**SET EXERCISE**
Copy the data exactly as it appears, and do not include any pictures.

————————

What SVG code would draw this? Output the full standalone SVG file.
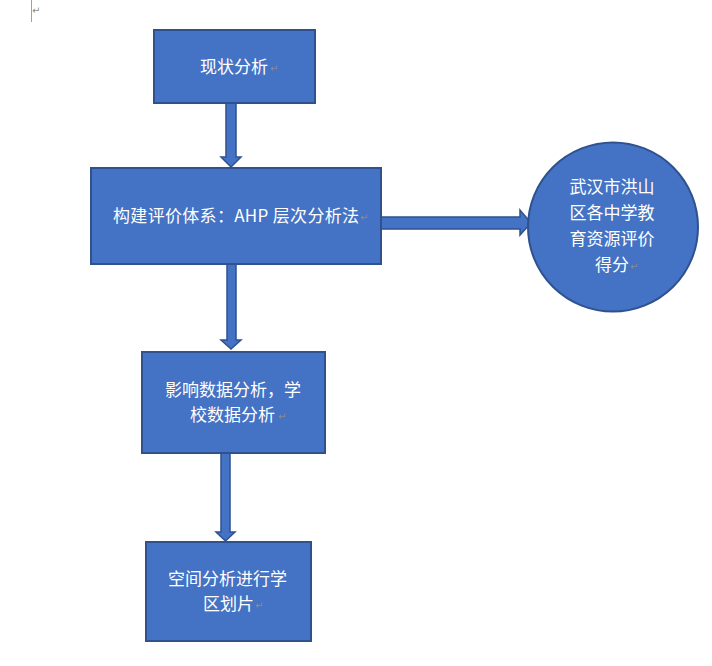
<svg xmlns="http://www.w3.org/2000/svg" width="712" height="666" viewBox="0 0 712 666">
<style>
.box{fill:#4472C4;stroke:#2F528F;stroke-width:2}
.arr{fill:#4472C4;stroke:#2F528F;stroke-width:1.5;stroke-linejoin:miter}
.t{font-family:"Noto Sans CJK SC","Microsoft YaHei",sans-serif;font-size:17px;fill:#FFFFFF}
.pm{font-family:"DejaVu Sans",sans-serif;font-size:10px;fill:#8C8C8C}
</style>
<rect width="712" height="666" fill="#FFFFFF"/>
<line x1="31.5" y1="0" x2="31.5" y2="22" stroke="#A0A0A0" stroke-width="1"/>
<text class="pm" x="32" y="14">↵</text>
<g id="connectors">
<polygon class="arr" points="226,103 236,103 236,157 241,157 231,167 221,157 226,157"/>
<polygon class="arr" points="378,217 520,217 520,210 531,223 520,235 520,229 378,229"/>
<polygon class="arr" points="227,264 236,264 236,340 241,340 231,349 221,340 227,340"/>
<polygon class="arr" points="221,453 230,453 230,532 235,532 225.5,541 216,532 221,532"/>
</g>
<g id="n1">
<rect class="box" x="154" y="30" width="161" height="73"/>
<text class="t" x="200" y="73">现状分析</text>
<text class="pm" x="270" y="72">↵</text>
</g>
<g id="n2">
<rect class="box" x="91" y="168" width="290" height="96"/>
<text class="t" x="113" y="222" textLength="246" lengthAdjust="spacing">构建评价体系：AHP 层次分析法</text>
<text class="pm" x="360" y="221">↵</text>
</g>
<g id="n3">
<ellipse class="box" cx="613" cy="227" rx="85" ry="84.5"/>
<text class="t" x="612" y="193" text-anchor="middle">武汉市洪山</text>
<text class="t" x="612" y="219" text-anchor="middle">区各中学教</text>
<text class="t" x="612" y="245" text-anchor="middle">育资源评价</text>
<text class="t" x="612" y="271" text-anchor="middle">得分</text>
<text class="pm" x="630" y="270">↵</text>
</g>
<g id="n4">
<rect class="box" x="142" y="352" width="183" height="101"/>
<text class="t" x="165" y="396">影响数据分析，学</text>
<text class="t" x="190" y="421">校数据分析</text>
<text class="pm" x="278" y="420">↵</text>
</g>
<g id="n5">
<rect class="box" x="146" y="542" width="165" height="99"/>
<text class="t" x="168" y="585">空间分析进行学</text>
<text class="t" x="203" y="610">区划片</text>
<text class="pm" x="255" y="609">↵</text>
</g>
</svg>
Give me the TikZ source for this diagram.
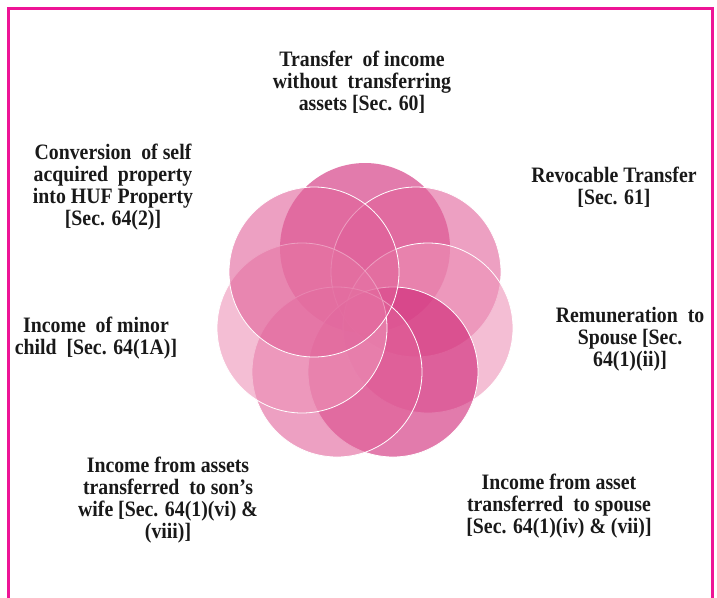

————————

**WRITTEN ANSWER**
What SVG code would draw this? Output the full standalone SVG file.
<svg xmlns="http://www.w3.org/2000/svg" width="712" height="666" viewBox="0 0 712 666">
<style>
.box{fill:#4472C4;stroke:#2F528F;stroke-width:2}
.arr{fill:#4472C4;stroke:#2F528F;stroke-width:1.5;stroke-linejoin:miter}
.t{font-family:"Noto Sans CJK SC","Microsoft YaHei",sans-serif;font-size:17px;fill:#FFFFFF}
.pm{font-family:"DejaVu Sans",sans-serif;font-size:10px;fill:#8C8C8C}
</style>
<rect width="712" height="666" fill="#FFFFFF"/>
<line x1="31.5" y1="0" x2="31.5" y2="22" stroke="#A0A0A0" stroke-width="1"/>
<text class="pm" x="32" y="14">↵</text>
<g id="connectors">
<polygon class="arr" points="226,103 236,103 236,157 241,157 231,167 221,157 226,157"/>
<polygon class="arr" points="378,217 520,217 520,210 531,223 520,235 520,229 378,229"/>
<polygon class="arr" points="227,264 236,264 236,340 241,340 231,349 221,340 227,340"/>
<polygon class="arr" points="221,453 230,453 230,532 235,532 225.5,541 216,532 221,532"/>
</g>
<g id="n1">
<rect class="box" x="154" y="30" width="161" height="73"/>
<text class="t" x="200" y="73">现状分析</text>
<text class="pm" x="270" y="72">↵</text>
</g>
<g id="n2">
<rect class="box" x="91" y="168" width="290" height="96"/>
<text class="t" x="113" y="222" textLength="246" lengthAdjust="spacing">构建评价体系：AHP 层次分析法</text>
<text class="pm" x="360" y="221">↵</text>
</g>
<g id="n3">
<ellipse class="box" cx="613" cy="227" rx="85" ry="84.5"/>
<text class="t" x="612" y="193" text-anchor="middle">武汉市洪山</text>
<text class="t" x="612" y="219" text-anchor="middle">区各中学教</text>
<text class="t" x="612" y="245" text-anchor="middle">育资源评价</text>
<text class="t" x="612" y="271" text-anchor="middle">得分</text>
<text class="pm" x="630" y="270">↵</text>
</g>
<g id="n4">
<rect class="box" x="142" y="352" width="183" height="101"/>
<text class="t" x="165" y="396">影响数据分析，学</text>
<text class="t" x="190" y="421">校数据分析</text>
<text class="pm" x="278" y="420">↵</text>
</g>
<g id="n5">
<rect class="box" x="146" y="542" width="165" height="99"/>
<text class="t" x="168" y="585">空间分析进行学</text>
<text class="t" x="203" y="610">区划片</text>
<text class="pm" x="255" y="609">↵</text>
</g>
</svg>
Give me the TikZ source for this diagram.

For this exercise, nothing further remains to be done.